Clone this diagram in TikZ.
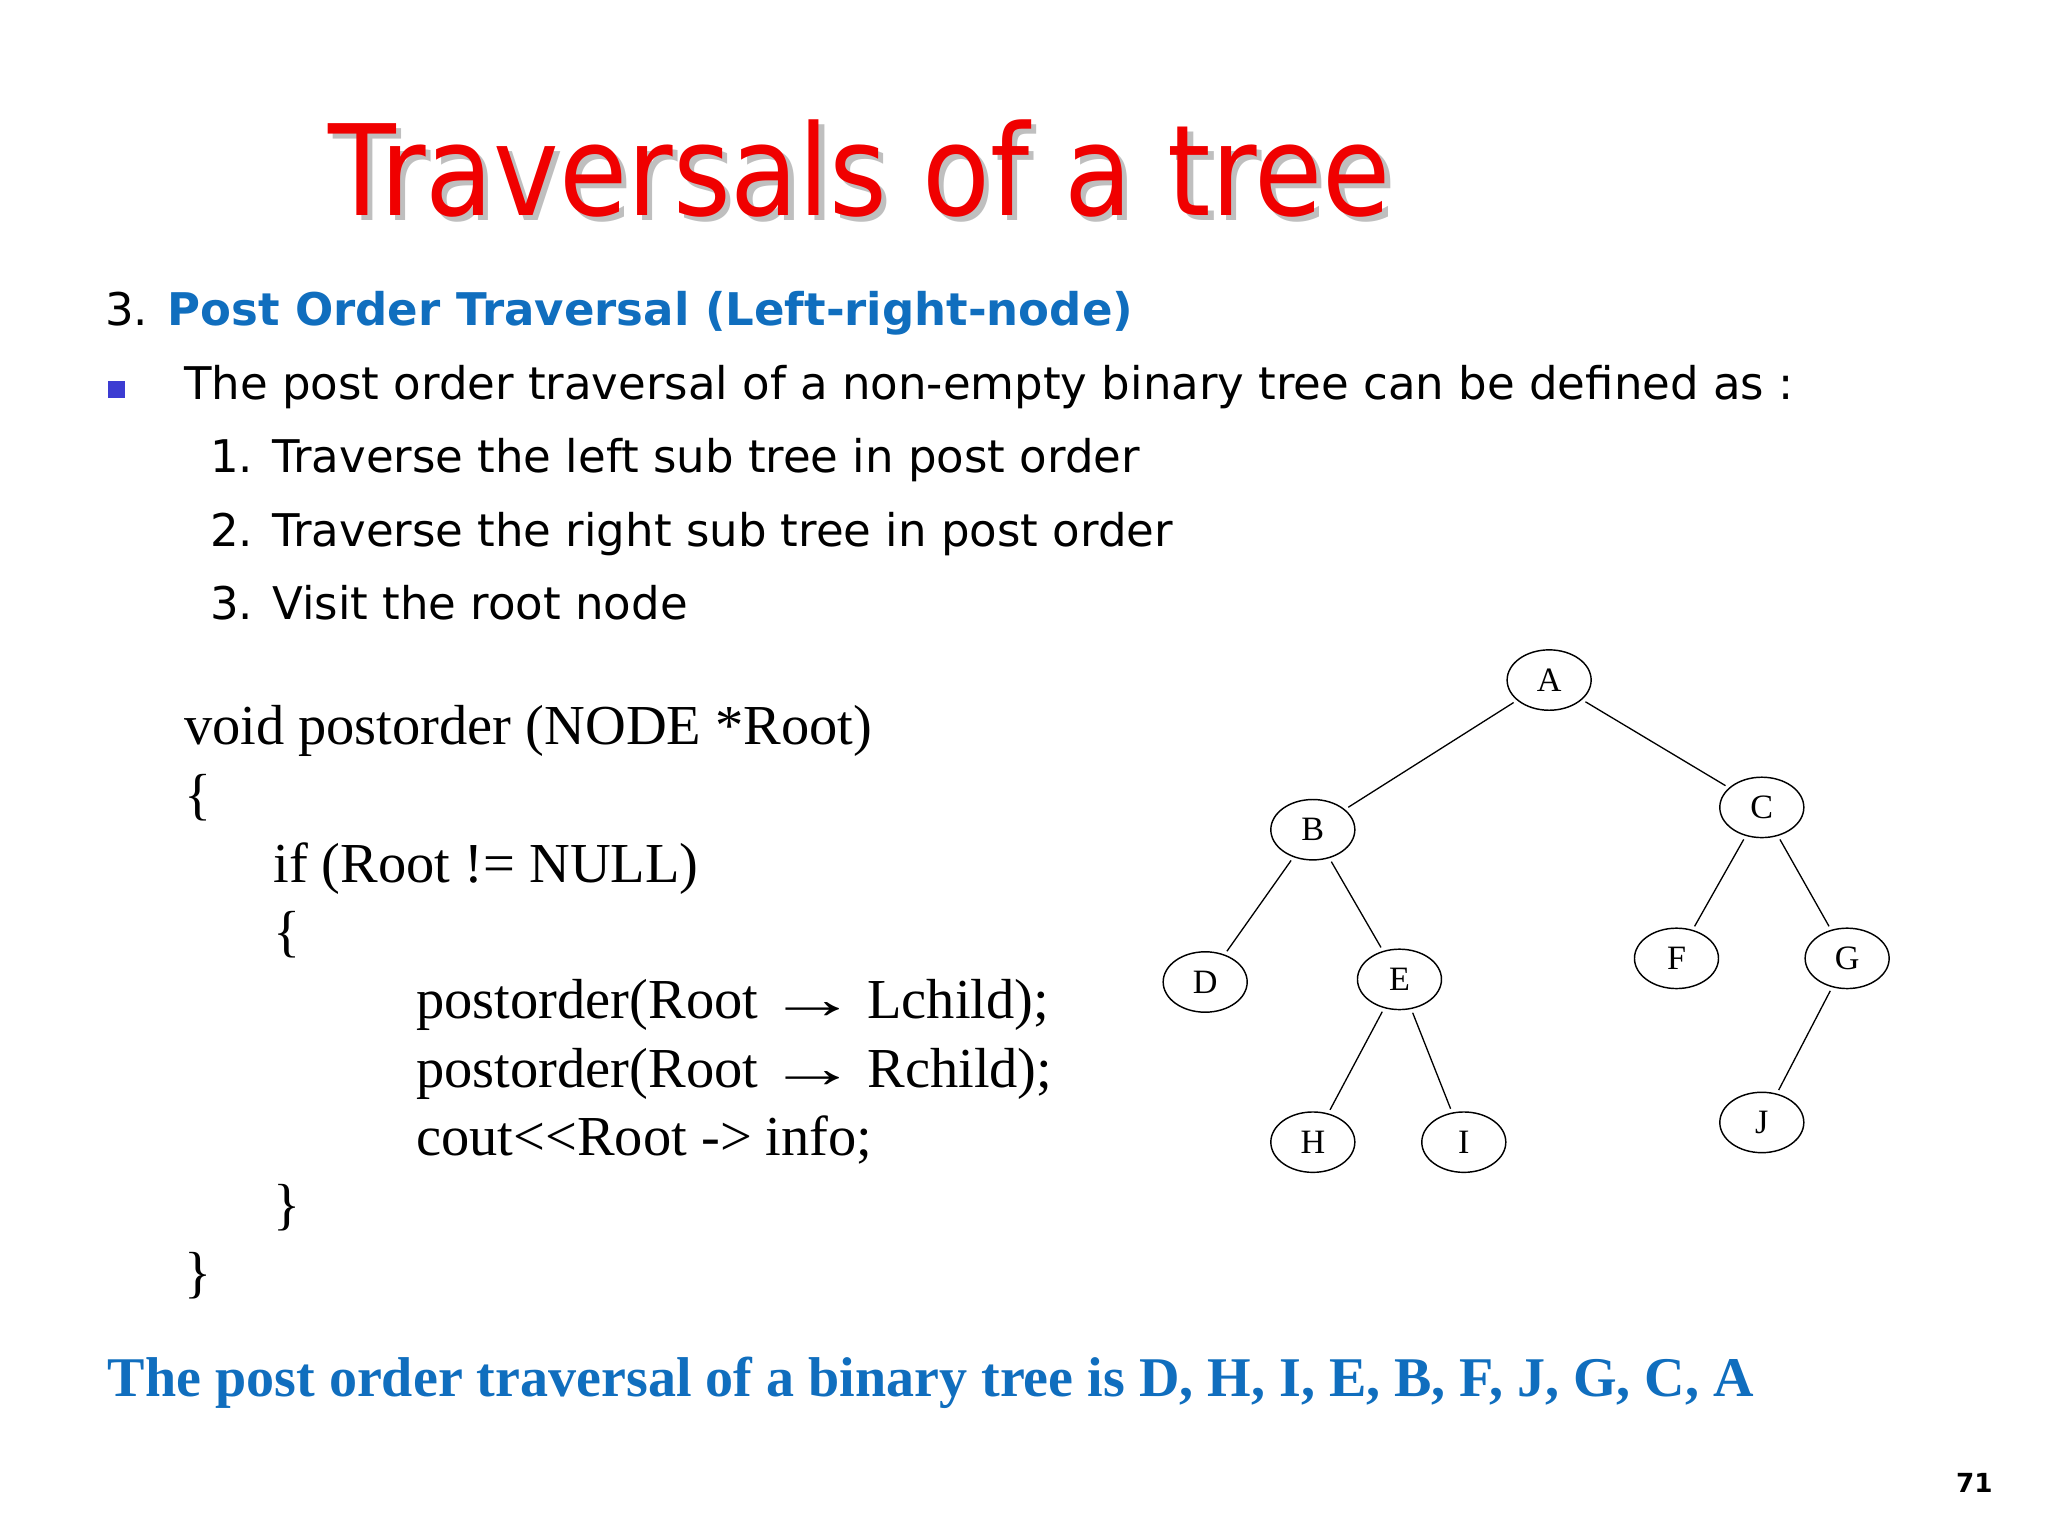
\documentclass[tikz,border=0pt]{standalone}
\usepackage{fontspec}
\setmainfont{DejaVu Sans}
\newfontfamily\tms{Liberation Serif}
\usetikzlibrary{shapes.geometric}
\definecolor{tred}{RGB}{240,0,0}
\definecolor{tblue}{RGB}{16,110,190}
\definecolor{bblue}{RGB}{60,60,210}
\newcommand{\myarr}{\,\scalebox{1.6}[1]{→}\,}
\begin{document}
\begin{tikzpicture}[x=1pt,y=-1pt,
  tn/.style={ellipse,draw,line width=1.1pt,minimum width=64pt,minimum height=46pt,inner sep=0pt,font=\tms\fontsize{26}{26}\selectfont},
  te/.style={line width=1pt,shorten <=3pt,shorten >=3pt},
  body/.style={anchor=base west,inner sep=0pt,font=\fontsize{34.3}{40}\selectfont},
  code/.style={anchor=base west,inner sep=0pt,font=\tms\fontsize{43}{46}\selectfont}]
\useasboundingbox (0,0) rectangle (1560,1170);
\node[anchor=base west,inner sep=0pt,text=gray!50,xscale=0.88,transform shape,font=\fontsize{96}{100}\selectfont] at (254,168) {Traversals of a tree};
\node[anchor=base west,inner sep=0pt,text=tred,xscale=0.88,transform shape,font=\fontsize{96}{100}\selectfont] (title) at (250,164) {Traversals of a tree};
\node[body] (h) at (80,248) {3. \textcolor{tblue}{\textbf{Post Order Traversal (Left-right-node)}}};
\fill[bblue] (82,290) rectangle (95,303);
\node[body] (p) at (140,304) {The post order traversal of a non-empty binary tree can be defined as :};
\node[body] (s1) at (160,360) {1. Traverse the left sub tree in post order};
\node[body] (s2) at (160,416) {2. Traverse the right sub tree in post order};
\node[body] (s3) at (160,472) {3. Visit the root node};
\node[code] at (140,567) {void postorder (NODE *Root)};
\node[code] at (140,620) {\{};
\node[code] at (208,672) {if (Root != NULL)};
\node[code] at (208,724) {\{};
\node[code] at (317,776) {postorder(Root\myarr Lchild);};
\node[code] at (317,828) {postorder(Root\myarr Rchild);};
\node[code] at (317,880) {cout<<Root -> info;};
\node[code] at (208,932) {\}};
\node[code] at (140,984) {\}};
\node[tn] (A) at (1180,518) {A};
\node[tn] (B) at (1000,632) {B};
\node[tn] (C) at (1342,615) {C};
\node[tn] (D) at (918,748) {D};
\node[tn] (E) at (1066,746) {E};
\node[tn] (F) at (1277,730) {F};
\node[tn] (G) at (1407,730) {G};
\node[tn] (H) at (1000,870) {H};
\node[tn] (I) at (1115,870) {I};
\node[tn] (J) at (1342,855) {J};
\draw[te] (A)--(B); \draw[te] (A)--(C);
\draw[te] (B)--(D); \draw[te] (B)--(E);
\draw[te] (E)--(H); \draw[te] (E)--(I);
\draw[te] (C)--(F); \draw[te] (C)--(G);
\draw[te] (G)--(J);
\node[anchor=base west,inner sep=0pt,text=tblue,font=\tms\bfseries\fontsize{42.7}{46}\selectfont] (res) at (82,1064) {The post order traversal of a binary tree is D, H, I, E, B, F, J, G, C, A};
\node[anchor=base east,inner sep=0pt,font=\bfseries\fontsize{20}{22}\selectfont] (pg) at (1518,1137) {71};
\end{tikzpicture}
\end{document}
-------------------------
§ **INSTRUCTION**: Omit the pictures, then output the rest of the listing exactly.

§ **PROBLEM SOLUTION**:
Clone this diagram in TikZ.
\documentclass[tikz,border=0pt]{standalone}
\usepackage{fontspec}
\setmainfont{DejaVu Sans}
\newfontfamily\tms{Liberation Serif}
\usetikzlibrary{shapes.geometric}
\definecolor{tred}{RGB}{240,0,0}
\definecolor{tblue}{RGB}{16,110,190}
\definecolor{bblue}{RGB}{60,60,210}
\newcommand{\myarr}{\,\scalebox{1.6}[1]{→}\,}
\begin{document}
\begin{tikzpicture}[x=1pt,y=-1pt,
  tn/.style={ellipse,draw,line width=1.1pt,minimum width=64pt,minimum height=46pt,inner sep=0pt,font=\tms\fontsize{26}{26}\selectfont},
  te/.style={line width=1pt,shorten <=3pt,shorten >=3pt},
  body/.style={anchor=base west,inner sep=0pt,font=\fontsize{34.3}{40}\selectfont},
  code/.style={anchor=base west,inner sep=0pt,font=\tms\fontsize{43}{46}\selectfont}]
\useasboundingbox (0,0) rectangle (1560,1170);
\node[anchor=base west,inner sep=0pt,text=gray!50,xscale=0.88,transform shape,font=\fontsize{96}{100}\selectfont] at (254,168) {Traversals of a tree};
\node[anchor=base west,inner sep=0pt,text=tred,xscale=0.88,transform shape,font=\fontsize{96}{100}\selectfont] (title) at (250,164) {Traversals of a tree};
\node[body] (h) at (80,248) {3. \textcolor{tblue}{\textbf{Post Order Traversal (Left-right-node)}}};
\fill[bblue] (82,290) rectangle (95,303);
\node[body] (p) at (140,304) {The post order traversal of a non-empty binary tree can be defined as :};
\node[body] (s1) at (160,360) {1. Traverse the left sub tree in post order};
\node[body] (s2) at (160,416) {2. Traverse the right sub tree in post order};
\node[body] (s3) at (160,472) {3. Visit the root node};
\node[code] at (140,567) {void postorder (NODE *Root)};
\node[code] at (140,620) {\{};
\node[code] at (208,672) {if (Root != NULL)};
\node[code] at (208,724) {\{};
\node[code] at (317,776) {postorder(Root\myarr Lchild);};
\node[code] at (317,828) {postorder(Root\myarr Rchild);};
\node[code] at (317,880) {cout<<Root -> info;};
\node[code] at (208,932) {\}};
\node[code] at (140,984) {\}};
\node[tn] (A) at (1180,518) {A};
\node[tn] (B) at (1000,632) {B};
\node[tn] (C) at (1342,615) {C};
\node[tn] (D) at (918,748) {D};
\node[tn] (E) at (1066,746) {E};
\node[tn] (F) at (1277,730) {F};
\node[tn] (G) at (1407,730) {G};
\node[tn] (H) at (1000,870) {H};
\node[tn] (I) at (1115,870) {I};
\node[tn] (J) at (1342,855) {J};
\draw[te] (A)--(B); \draw[te] (A)--(C);
\draw[te] (B)--(D); \draw[te] (B)--(E);
\draw[te] (E)--(H); \draw[te] (E)--(I);
\draw[te] (C)--(F); \draw[te] (C)--(G);
\draw[te] (G)--(J);
\node[anchor=base west,inner sep=0pt,text=tblue,font=\tms\bfseries\fontsize{42.7}{46}\selectfont] (res) at (82,1064) {The post order traversal of a binary tree is D, H, I, E, B, F, J, G, C, A};
\node[anchor=base east,inner sep=0pt,font=\bfseries\fontsize{20}{22}\selectfont] (pg) at (1518,1137) {71};
\end{tikzpicture}
\end{document}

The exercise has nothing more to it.